Tuesday, January 28, 2014

Elements in Art




Now I'm seven episodes into season two of Breaking Bad, I've finally gotten to meet Jane, the character played by Krysten Ritter my friend Ada likes so much (she'll be happy to know). I can see why Ada likes her--I remember seeing the actress in minor roles on Gilmore Girls and Veronica Mars where she always stood out. It's nice seeing her in something closer to a major role finally. It's good to see she's appearing in the upcoming Veronica Mars film.

The episode of Breaking Bad I watched last night also featured a great cameo from Machete himself, Danny Trejo, as a DEA informer from a Mexican cartel.


It's part of a plot featuring Walter's DEA brother-in-law, Hank, moving into the upper echelon of the agency. He's one of the weaker characters on the show but I like how the writers made strides in the sixth and seventh episodes of the season to make him a little more layered. It's funny, too, seeing him, used to being cock of the walk, feeling out of place among the jaded, fluent in Spanish, agents.

I still haven't seen Machete 2, on the subject of Danny Trejo, as much as I loved the first Machete.
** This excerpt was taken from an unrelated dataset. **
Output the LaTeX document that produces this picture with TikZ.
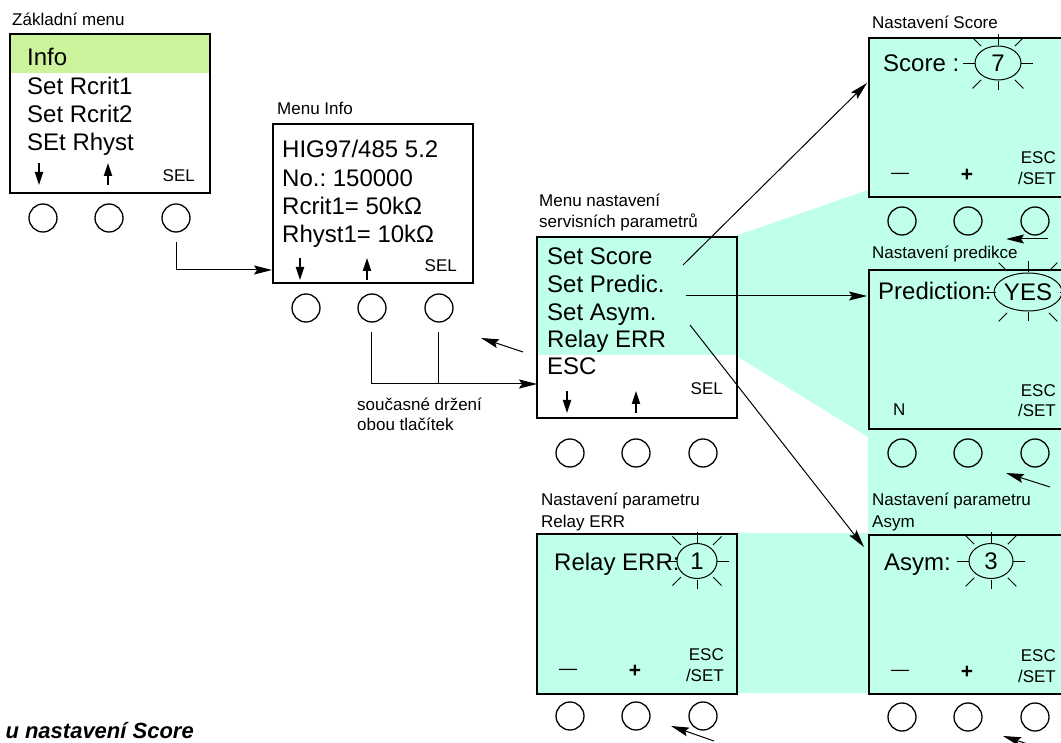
\documentclass[tikz,border=0pt]{standalone}
\usepackage{fontspec}
\setmainfont{Liberation Sans}
\usetikzlibrary{arrows.meta,shapes.geometric}
\definecolor{cyanbg}{RGB}{191,255,236}
\definecolor{greenhl}{RGB}{204,242,155}
\frenchspacing
\tikzset{
 lbl/.style={anchor=base west, inner sep=0, font=\fontsize{17}{20}\selectfont},
 lble/.style={anchor=base east, inner sep=0, font=\fontsize{17}{20}\selectfont},
 big/.style={anchor=base west, inner sep=0, font=\fontsize{24}{28}\selectfont},
 scr/.style={draw, line width=1.6pt, minimum width=200pt, anchor=north west, inner sep=0},
 btn/.style={draw, circle, line width=1.3pt, minimum size=28pt, inner sep=0},
 conn/.style={line width=1pt, -{Stealth[length=18pt,width=9pt,inset=3pt]}},
 ray/.style={line width=0.9pt},
 navarrow/.style={line width=1.8pt, -{Triangle[length=13pt,width=8pt]}},
 sunell/.style={draw, ellipse, line width=1pt, inner sep=0, font=\fontsize{24}{28}\selectfont},
 dashlbl/.style={inner sep=0, font=\fontsize{18}{20}\selectfont},
 pluslbl/.style={inner sep=0, font=\fontsize{21}{24}\selectfont\bfseries},
}
% name, left, top, height, button row y
\newcommand\screenbox[5]{%
 \node[scr, minimum height=#4pt] (#1) at (#2,#3) {};
 \foreach \k/\dx in {1/34,2/100,3/167} {\node[btn] (#1-b\k) at ({#2+\dx},#5) {};}
}
% name, cx, cy, rx, ry, text
\newcommand\blinkval[6]{%
 \node[sunell, minimum width={2*#4}, minimum height={2*#5}] (#1) at (#2,#3) {#6};
 \pgfmathsetmacro\dA{((#4+#5)/2+4)*0.7071}%
 \pgfmathsetmacro\dB{((#4+#5)/2+16)*0.7071}%
 \draw[ray] ({#2+#4},#3) -- ({#2+#4+12},#3);
 \draw[ray] ({#2-#4},#3) -- ({#2-#4-12},#3);
 \draw[ray] (#2,{#3-#5-1}) -- (#2,{#3-#5-12});
 \draw[ray] (#2,{#3+#5+1}) -- (#2,{#3+#5+10});
 \foreach \sx/\sy in {1/1,1/-1,-1/1,-1/-1} {\draw[ray] ({#2+\sx*\dA},{#3+\sy*\dA}) -- ({#2+\sx*\dB},{#3+\sy*\dB});}
}
% name, x down, x up, y top, y bottom
\newcommand\navpair[5]{%
 \coordinate (#1-d1) at (#2,#4); \coordinate (#1-d2) at (#2,#5);
 \coordinate (#1-u1) at (#3,#5); \coordinate (#1-u2) at (#3,#4);
 \draw[navarrow] (#1-d1) -- (#1-d2);
 \draw[navarrow] (#1-u1) -- (#1-u2);
}
% name, left, top
\newcommand\keyrow[3]{%
 \node[dashlbl] (#1-minus) at ({#2+32},{#3+139}) {—};
 \node[pluslbl] (#1-plus) at ({#2+99},{#3+138}) {+};
 \node[lble] (#1-esc) at ({#2+188},{#3+127}) {ESC};
 \node[lble] (#1-set) at ({#2+188},{#3+148}) {/SET};
}
\begin{document}
\begin{tikzpicture}[x=1pt,y=-1pt]
\useasboundingbox (0,0) rectangle (1061,743);
% backgrounds
\fill[greenhl] (9,33) rectangle (209,73);
\fill[cyanbg] (536,236) -- (735,236) -- (868,190) -- (868,37) -- (1070,37) -- (1070,693)
  -- (536,693) -- (536,533) -- (868,533) -- (868,437) -- (735,355) -- (536,355) -- cycle;
% screens and buttons
\screenbox{zm}{9}{33}{159}{218}
\screenbox{mi}{272}{123}{159}{308}
\screenbox{srv}{536}{236}{181}{453}
\screenbox{sc}{868}{37}{159}{221}
\screenbox{pr}{868}{269}{159}{453}
\screenbox{re}{536}{533}{160}{716}
\screenbox{as}{868}{534}{159}{717}
% Zakladni menu
\node[lbl] (zm-l) at (12,26) {Základní menu};
\node[big] (zm-t1) at (27,66) {Info};
\node[big] (zm-t2) at (27,95) {Set Rcrit1};
\node[big] (zm-t3) at (27,123) {Set Rcrit2};
\node[big] (zm-t4) at (27,151) {SEt Rhyst};
\node[lble] (zm-sel) at (195,182) {SEL};
\navpair{zm}{39}{108}{163}{185}
% Menu Info
\node[lbl] (mi-l) at (277,115) {Menu Info};
\node[big] (mi-t1) at (282,158) {HIG97/485 5.2};
\node[big] (mi-t2) at (282,187) {No.: 150000};
\node[big] (mi-t3) at (282,215) {Rcrit1= 50kΩ};
\node[big] (mi-t4) at (282,243) {Rhyst1= 10kΩ};
\node[lble] (mi-sel) at (457,272) {SEL};
\navpair{mi}{300}{367}{258}{280}
% Menu nastaveni servisnich parametru
\node[lbl] (srv-l1) at (539,207) {Menu nastavení};
\node[lbl] (srv-l2) at (539,228) {servisních parametrů};
\node[big] (srv-t1) at (547,265) {Set Score};
\node[big] (srv-t2) at (547,293) {Set Predic.};
\node[big] (srv-t3) at (547,321) {Set Asym.};
\node[big] (srv-t4) at (547,348) {Relay ERR};
\node[big] (srv-t5) at (547,375) {ESC};
\node[lble] (srv-sel) at (723,395) {SEL};
\navpair{srv}{567}{636}{391}{413}
% Nastaveni Score
\node[lbl] (sc-l) at (872,29) {Nastavení Score};
\node[big] (sc-t) at (883,72) {Score :};
\blinkval{sc-v}{998}{63}{23}{17}{7}
\keyrow{sc}{868}{37}
% Nastaveni predikce
\node[lbl] (pr-l) at (872,259) {Nastavení predikce};
\node[big] (pr-t) at (878,300) {Prediction:};
\blinkval{pr-v}{1028}{292}{32}{19}{YES}
\node[lbl] (pr-n) at (893,416) {N};
\node[lble] (pr-esc) at (1056,396) {ESC};
\node[lble] (pr-set) at (1056,417) {/SET};
% Relay ERR
\node[lbl] (re-l1) at (541,505) {Nastavení parametru};
\node[lbl] (re-l2) at (541,527) {Relay ERR};
\node[big] (re-t) at (554,570) {Relay ERR:};
\blinkval{re-v}{697}{561}{20}{17.5}{1}
\keyrow{re}{536}{533}
% Asym
\node[lbl] (as-l1) at (872,505) {Nastavení parametru};
\node[lbl] (as-l2) at (872,527) {Asym};
\node[big] (as-t) at (884,570) {Asym:};
\blinkval{as-v}{991}{561}{22}{17.5}{3}
\keyrow{as}{868}{534}
% hold both buttons label
\node[lbl] (hold1) at (357,410) {současné držení};
\node[lbl] (hold2) at (357,431) {obou tlačítek};
% caption
\node[anchor=base east, inner sep=0, font=\fontsize{22}{24}\selectfont\bfseries\itshape] (cap) at (194,738) {u nastavení Score};
% connectors
\coordinate (a1s) at (176,242); \coordinate (a1e) at (272,270);
\draw[conn] (a1s) |- (a1e);
\coordinate (h1) at (371,332); \coordinate (h2) at (438,332); \coordinate (h3) at (537,384);
\draw[conn] (h1) |- (h3);
\draw[line width=1pt] (h2) -- (h2 |- h3);
\coordinate (r1s) at (523,352); \coordinate (r1e) at (481,338);
\draw[conn] (r1s) -- (r1e);
\coordinate (s1) at (683,265); \coordinate (s1e) at (867,83);
\draw[conn] (s1) -- (s1e);
\coordinate (s2) at (686,296); \coordinate (s2e) at (867,296);
\draw[conn] (s2) -- (s2e);
\coordinate (s3) at (690,325); \coordinate (s3e) at (864,547);
\draw[conn] (s3) -- (s3e);
\coordinate (b1s) at (1048,239); \coordinate (b1e) at (1006,239);
\draw[conn] (b1s) -- (b1e);
\coordinate (b2s) at (1050,487); \coordinate (b2e) at (1006,473);
\draw[conn] (b2s) -- (b2e);
\coordinate (b3s) at (1046,750); \coordinate (b3e) at (1003,736);
\draw[conn] (b3s) -- (b3e);
\coordinate (b4s) at (714,741); \coordinate (b4e) at (671,726);
\draw[conn] (b4s) -- (b4e);
\end{tikzpicture}
\end{document}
I imagine a lot of people can say the same. And most of those people would probably give the same reason--Mel Gibson. It's possible that's what swayed me, too, or maybe it's just that I couldn't fit it in with the other twenty seven new movies I saw last year. I don't know. I'm not sure how I can happily sit down to watch a Cecil B. DeMille movie and still shrink from Mel Gibson. I doubt one man held less despicably intolerant views than the other. Maybe it's that Gibson represents more hypocrisy, that so many superficially righteous Hollywood people are eager to forgive Gibson for things he evidently doesn't feel sorry for.

No, that's not it.

Gibson repels me as an artist. His work is somehow both puritanical and narcissist. It's in every second of Braveheart and Passion of the Christ. I'm really, really tired of the preoccupation with self worship. I want to hear people talk less about themselves that way.

I was sorry to hear Pete Seeger is dead.


Twitter Sonnet #590

Inflatable feathers reward nothing.

Ragged coal tunnels pinch the airless mine.

Cobalt gum routes results from blue pathing.

Ivory chalk dust lightly seasons the lime.

Dog-eared Daleks return to Christmas armed.

No knowledge dribbled ignorance's ball.

Radiators leave the frown land harmed.

Waves of paper pulp against the rock wall.

Purple mouths waver on the makeshift stage.

Godly sloped bonnets sweat on the weak chefs.

Frozen seas'll ring with tuning fork age.

Innisfree draws moon eyes from Dover's cliffs.

Hillside flowers turn indigo with dusk.

Silt peninsulas wear skyscraper husk.